• [Listed records]:
------------------------------------------------------------------------
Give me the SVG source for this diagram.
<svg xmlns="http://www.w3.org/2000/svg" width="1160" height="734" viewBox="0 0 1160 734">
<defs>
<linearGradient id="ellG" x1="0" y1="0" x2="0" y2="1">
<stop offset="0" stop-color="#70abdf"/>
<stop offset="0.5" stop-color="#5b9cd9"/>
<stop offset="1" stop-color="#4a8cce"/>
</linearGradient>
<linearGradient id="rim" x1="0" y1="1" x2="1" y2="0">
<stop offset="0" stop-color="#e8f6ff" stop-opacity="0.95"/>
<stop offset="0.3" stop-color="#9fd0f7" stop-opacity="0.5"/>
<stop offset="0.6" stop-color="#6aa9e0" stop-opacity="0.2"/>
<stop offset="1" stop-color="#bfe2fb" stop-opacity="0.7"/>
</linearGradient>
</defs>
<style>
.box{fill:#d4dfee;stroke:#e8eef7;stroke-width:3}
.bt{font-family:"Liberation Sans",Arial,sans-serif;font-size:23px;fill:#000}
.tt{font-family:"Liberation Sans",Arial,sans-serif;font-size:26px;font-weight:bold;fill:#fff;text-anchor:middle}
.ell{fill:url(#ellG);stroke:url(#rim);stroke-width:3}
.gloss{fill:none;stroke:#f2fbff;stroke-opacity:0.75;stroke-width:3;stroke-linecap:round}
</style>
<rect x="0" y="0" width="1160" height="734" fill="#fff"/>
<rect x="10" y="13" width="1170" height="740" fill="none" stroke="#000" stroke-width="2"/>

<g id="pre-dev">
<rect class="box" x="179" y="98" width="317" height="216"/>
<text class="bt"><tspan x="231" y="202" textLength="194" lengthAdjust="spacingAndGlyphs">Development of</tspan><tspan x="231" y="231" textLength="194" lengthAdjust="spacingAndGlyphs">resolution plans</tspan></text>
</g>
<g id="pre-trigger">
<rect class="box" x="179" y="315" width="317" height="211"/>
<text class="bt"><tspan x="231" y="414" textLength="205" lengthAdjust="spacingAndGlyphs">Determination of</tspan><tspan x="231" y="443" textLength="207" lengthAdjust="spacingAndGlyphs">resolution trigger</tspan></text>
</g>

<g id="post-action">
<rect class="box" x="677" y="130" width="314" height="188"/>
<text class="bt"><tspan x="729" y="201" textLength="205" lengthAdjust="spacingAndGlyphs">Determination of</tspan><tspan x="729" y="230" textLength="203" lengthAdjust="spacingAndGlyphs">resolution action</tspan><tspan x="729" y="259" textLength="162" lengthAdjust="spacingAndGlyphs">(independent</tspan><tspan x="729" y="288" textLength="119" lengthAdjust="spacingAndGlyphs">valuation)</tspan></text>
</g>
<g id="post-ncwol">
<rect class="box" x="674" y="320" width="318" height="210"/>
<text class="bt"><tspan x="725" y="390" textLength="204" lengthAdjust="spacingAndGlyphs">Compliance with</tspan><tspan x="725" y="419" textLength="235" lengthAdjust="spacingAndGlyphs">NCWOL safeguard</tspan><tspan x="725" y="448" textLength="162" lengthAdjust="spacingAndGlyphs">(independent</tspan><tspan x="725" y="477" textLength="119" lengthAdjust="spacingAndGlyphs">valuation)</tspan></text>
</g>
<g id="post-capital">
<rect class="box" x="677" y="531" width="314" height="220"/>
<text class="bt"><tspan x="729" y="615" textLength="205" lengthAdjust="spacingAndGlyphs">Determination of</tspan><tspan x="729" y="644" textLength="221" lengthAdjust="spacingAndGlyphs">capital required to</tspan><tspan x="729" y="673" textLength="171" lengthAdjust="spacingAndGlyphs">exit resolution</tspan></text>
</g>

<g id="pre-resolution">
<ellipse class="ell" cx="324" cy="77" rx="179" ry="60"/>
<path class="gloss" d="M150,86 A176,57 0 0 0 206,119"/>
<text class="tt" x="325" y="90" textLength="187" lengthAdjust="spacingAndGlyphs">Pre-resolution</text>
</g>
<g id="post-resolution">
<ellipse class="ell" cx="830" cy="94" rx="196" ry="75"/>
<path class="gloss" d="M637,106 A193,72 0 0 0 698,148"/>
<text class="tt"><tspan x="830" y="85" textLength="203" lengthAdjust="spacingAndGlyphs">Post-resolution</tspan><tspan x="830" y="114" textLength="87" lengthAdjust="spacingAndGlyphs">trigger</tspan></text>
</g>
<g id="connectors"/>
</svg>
------------------------------------------------------------------------
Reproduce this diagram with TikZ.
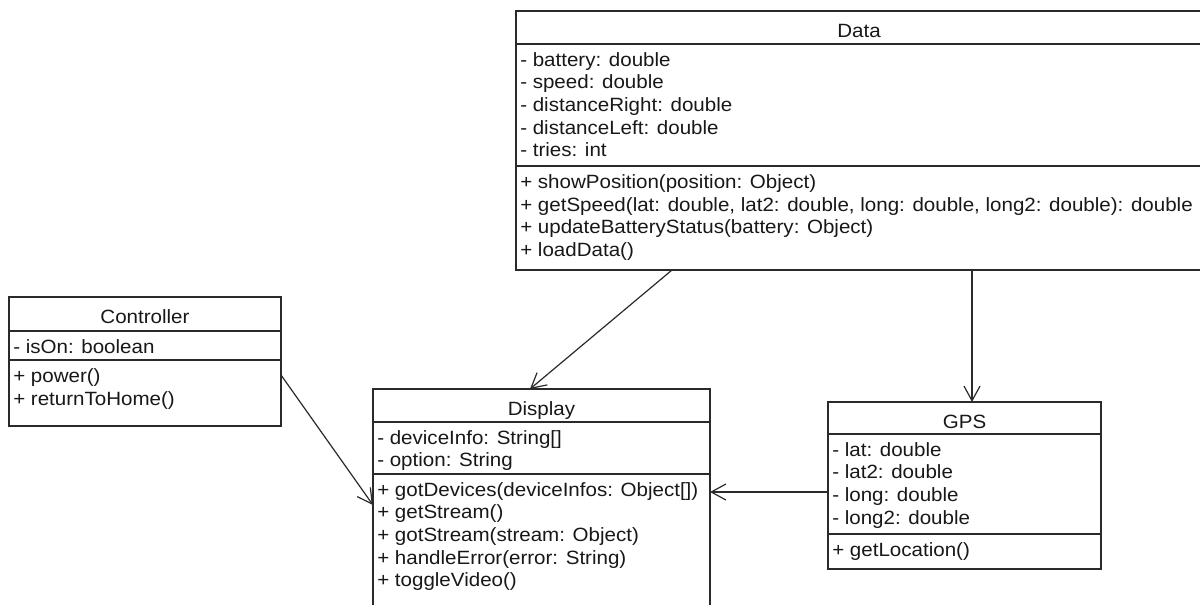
------------------------------------------------------------------------
• [The problem]: Copy every line from the records above that contains the word "with".

• [Correct answer]:
<text class="bt"><tspan x="725" y="390" textLength="204" lengthAdjust="spacingAndGlyphs">Compliance with</tspan><tspan x="725" y="419" textLength="235" lengthAdjust="spacingAndGlyphs">NCWOL safeguard</tspan><tspan x="725" y="448" textLength="162" lengthAdjust="spacingAndGlyphs">(independent</tspan><tspan x="725" y="477" textLength="119" lengthAdjust="spacingAndGlyphs">valuation)</tspan></text>
Reproduce this diagram with TikZ.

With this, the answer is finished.